_THE REQUEST:_ Output solely the number of lines containing the string "this".

_SUPPLIED ENTRIES:_
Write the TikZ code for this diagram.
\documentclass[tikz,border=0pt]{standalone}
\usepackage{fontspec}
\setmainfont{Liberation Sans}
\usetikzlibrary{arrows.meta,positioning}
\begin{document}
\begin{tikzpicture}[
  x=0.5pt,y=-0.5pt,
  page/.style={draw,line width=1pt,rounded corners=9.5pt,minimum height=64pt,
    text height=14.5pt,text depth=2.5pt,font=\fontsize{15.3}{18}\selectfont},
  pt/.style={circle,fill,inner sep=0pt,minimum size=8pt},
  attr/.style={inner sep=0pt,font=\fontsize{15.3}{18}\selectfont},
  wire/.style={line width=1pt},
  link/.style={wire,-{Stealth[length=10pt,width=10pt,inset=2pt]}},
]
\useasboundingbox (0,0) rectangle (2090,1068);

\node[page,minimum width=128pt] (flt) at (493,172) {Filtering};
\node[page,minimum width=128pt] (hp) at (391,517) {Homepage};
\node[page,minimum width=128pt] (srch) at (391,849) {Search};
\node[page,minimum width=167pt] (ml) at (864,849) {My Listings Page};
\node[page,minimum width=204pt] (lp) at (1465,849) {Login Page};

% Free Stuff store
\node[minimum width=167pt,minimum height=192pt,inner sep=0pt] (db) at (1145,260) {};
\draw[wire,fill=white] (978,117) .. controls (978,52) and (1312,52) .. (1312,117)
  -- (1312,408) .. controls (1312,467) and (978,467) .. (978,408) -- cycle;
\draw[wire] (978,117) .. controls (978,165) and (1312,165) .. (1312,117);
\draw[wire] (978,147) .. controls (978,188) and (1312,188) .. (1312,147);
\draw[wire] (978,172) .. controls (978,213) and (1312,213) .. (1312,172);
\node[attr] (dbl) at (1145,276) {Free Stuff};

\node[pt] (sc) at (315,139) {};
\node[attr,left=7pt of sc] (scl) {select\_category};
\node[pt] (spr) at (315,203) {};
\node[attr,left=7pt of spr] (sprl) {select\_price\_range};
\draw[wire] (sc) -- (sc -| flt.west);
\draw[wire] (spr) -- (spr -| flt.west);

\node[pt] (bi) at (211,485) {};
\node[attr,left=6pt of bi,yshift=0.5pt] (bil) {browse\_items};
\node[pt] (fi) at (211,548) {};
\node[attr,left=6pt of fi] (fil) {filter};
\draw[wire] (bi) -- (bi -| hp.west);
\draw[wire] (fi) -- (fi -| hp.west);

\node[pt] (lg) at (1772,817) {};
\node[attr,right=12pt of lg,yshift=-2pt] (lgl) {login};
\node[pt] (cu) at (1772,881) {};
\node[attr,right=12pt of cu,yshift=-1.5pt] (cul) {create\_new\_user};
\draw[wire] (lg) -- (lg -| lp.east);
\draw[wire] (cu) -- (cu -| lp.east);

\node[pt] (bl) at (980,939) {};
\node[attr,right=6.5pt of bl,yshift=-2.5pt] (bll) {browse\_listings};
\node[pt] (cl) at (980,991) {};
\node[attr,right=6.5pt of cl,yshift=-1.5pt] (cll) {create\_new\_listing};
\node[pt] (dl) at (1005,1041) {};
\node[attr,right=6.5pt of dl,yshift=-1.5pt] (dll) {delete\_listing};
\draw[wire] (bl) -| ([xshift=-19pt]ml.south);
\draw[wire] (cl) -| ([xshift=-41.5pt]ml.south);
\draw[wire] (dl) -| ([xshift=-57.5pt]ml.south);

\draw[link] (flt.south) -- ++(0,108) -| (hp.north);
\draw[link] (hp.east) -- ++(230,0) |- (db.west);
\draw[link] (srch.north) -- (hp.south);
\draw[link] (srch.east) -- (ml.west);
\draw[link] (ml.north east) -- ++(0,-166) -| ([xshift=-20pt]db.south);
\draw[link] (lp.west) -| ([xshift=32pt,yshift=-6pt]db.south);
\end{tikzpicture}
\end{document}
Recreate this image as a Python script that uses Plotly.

_SOLUTION TO THE EXERCISE:_ 2